Levern must also be looking at her competitors and the way they are being treated and rewarded by their governments and institutions at home for flying their national flag high abroad and making their country proud.

Many of those she beat to reach the very top each time will have already been rewarded back home for being good enough just to qualify for the finals. But here at home, Levern’s fellow citizens are caught in an unending mode of revolving door discussion over whether and how she should be rewarded.

We’ve been down this road before and recently urged the start of a national discussion – not debate – on how best to reward Levern. We are pleased, therefore, that another newspaper, The Mirror, has also (recently) likewise editorialized on the issue, suggesting a ballpark figure of US $100,000 annually as an ongoing reward to the nation’s top athlete.

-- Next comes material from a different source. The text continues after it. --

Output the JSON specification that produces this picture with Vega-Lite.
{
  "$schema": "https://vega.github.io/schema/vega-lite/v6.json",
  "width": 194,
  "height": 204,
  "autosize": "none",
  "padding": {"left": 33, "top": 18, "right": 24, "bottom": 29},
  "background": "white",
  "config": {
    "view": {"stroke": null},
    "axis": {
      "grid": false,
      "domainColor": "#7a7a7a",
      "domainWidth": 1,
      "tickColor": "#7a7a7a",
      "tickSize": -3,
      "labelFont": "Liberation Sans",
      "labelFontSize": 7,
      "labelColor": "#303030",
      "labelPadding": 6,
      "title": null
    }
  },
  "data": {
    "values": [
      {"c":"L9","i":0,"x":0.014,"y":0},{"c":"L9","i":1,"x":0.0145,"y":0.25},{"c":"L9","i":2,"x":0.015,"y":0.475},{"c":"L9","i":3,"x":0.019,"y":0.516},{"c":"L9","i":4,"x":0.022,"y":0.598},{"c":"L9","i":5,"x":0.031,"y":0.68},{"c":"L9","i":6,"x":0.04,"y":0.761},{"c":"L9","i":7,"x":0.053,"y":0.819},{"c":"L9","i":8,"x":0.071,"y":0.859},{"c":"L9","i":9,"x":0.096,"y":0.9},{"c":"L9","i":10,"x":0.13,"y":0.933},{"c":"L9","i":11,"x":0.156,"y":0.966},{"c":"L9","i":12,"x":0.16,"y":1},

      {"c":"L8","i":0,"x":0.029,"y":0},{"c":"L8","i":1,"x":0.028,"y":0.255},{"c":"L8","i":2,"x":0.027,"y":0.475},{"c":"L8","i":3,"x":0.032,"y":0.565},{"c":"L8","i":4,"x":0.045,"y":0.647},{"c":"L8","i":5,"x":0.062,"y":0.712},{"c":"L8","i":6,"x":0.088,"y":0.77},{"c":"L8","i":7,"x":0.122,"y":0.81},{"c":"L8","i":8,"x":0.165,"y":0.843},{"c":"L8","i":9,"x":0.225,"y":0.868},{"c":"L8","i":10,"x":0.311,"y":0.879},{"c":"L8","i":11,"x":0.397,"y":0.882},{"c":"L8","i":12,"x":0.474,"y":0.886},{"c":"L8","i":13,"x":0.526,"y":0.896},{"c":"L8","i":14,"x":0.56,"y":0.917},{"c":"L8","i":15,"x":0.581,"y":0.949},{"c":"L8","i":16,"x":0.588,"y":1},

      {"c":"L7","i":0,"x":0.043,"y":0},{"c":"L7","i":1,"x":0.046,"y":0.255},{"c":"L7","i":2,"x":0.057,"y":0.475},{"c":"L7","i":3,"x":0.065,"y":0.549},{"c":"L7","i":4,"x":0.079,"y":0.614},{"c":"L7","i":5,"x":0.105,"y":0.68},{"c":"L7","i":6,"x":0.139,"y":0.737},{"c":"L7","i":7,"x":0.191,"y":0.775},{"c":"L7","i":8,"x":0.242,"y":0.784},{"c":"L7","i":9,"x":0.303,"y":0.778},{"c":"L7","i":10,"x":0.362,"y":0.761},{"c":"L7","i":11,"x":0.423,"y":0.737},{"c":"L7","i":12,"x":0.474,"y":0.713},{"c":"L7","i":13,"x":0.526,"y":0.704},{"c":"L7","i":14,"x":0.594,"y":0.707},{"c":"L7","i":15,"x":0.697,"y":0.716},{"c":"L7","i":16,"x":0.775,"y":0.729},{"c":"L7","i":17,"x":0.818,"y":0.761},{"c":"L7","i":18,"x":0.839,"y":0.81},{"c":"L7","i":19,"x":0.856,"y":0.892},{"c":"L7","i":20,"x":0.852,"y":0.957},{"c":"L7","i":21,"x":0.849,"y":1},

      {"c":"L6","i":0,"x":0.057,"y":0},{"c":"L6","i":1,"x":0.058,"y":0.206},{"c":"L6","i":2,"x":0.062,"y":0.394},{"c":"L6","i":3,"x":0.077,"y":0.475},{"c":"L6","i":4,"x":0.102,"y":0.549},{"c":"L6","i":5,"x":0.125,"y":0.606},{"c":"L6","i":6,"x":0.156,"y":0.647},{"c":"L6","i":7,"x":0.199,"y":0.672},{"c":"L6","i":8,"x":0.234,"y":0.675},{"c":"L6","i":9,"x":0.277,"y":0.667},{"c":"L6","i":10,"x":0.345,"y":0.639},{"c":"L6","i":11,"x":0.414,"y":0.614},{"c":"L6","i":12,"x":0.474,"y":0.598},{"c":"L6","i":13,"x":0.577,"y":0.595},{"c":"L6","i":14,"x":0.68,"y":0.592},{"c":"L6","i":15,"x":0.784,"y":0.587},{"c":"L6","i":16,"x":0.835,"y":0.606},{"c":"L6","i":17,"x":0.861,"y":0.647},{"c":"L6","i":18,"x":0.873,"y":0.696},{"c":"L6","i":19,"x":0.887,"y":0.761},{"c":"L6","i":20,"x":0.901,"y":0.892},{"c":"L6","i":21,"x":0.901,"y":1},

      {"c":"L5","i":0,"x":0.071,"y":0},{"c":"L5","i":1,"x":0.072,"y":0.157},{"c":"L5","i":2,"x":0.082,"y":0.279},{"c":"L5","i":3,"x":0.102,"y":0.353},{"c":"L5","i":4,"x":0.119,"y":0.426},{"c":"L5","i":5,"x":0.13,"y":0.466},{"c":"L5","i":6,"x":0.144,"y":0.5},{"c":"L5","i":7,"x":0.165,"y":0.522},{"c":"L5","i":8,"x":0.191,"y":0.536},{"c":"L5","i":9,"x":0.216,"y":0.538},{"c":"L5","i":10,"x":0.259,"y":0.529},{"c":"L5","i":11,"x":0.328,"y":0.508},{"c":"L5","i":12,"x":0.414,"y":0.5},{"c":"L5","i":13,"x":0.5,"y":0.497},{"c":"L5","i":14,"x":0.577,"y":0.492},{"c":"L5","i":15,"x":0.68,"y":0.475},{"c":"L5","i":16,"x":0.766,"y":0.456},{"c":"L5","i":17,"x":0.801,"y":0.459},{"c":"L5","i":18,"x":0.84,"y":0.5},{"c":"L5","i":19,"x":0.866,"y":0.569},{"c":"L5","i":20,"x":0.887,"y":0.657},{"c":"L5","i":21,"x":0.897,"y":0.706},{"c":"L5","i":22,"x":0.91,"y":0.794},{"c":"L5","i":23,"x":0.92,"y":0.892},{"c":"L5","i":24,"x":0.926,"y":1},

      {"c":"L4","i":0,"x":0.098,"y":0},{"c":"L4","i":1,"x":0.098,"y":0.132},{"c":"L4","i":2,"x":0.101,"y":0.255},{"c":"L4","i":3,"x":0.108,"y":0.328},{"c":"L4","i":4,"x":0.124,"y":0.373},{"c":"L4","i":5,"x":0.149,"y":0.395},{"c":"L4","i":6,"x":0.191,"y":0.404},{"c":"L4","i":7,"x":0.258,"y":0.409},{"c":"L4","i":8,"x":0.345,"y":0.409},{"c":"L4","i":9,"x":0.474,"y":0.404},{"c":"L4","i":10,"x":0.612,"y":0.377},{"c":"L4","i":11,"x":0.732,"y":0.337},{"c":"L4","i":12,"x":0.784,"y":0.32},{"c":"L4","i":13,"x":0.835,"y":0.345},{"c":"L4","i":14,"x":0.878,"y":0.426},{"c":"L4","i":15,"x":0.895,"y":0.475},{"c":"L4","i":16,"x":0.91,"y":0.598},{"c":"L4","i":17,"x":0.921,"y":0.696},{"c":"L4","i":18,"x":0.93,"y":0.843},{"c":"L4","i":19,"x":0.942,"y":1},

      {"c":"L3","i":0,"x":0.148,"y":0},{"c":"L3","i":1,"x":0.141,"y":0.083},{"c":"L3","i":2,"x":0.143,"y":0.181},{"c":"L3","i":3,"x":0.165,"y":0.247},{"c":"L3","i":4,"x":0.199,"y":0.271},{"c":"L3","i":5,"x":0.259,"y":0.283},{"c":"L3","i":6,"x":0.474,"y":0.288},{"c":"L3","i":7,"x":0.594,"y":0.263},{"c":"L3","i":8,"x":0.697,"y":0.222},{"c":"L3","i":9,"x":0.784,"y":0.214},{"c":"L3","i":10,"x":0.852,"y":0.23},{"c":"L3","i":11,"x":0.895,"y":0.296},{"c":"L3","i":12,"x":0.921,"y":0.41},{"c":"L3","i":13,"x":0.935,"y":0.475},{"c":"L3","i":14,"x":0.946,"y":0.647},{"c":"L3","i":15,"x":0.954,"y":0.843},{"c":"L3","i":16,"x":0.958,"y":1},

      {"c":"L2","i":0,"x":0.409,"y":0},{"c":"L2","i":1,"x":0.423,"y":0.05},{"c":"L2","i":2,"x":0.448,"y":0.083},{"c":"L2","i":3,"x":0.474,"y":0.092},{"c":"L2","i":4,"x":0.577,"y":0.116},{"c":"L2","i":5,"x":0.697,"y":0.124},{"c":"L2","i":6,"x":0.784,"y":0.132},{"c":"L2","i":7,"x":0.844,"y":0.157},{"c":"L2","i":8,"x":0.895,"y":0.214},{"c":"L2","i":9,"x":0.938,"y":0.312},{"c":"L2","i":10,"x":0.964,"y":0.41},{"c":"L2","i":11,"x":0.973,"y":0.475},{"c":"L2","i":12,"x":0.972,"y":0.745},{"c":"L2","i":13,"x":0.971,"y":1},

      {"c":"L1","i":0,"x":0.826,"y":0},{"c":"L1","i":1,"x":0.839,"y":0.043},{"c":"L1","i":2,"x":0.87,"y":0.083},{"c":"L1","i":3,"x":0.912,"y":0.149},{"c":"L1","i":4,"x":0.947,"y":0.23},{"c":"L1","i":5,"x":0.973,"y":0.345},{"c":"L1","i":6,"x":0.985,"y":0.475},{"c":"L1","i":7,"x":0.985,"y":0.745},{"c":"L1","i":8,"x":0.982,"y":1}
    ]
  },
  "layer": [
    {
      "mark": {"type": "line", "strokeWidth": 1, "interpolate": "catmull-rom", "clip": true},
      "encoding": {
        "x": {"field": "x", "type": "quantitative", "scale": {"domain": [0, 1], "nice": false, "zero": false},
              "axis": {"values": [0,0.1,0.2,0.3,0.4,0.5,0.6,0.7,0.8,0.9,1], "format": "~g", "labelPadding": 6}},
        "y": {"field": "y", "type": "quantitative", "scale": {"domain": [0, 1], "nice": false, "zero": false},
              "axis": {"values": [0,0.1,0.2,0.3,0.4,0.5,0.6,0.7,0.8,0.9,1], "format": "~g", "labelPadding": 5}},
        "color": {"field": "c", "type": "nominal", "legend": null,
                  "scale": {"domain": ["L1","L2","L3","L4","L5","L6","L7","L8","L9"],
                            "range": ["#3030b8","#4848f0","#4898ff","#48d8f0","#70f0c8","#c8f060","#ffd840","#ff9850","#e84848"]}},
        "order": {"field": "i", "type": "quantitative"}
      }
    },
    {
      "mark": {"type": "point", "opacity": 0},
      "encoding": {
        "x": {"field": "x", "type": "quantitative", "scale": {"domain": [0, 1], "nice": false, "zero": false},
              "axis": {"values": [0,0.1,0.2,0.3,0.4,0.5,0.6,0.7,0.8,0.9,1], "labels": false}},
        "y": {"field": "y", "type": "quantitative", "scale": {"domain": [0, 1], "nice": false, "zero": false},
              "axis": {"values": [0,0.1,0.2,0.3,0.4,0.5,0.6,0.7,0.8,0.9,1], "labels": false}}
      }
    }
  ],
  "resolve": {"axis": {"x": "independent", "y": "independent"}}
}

We are glad the discussion seems to have taken off, but we must here make one pertinent observation: while we talk slowly, Levern is quickening her winning pace, this past week offering yet another example of her outstanding value as a national sporting icon.

Representing The American Continent at the prestigious IAAF-sponsored Continental Cup in Ostrava, Czech Republic, the only woman athlete from the OECS kept her calm against the tough East European competition and won her second Bronze medal in her third outing on behalf of all of North, South and Central America — and the Caribbean.

Levern has closed yet another season at the top. And with every sign from Ostrava that she’s nowhere near the end of her game, let’s just hope the discussion on how best we should reward her can catch-up with the victor’s winning pace.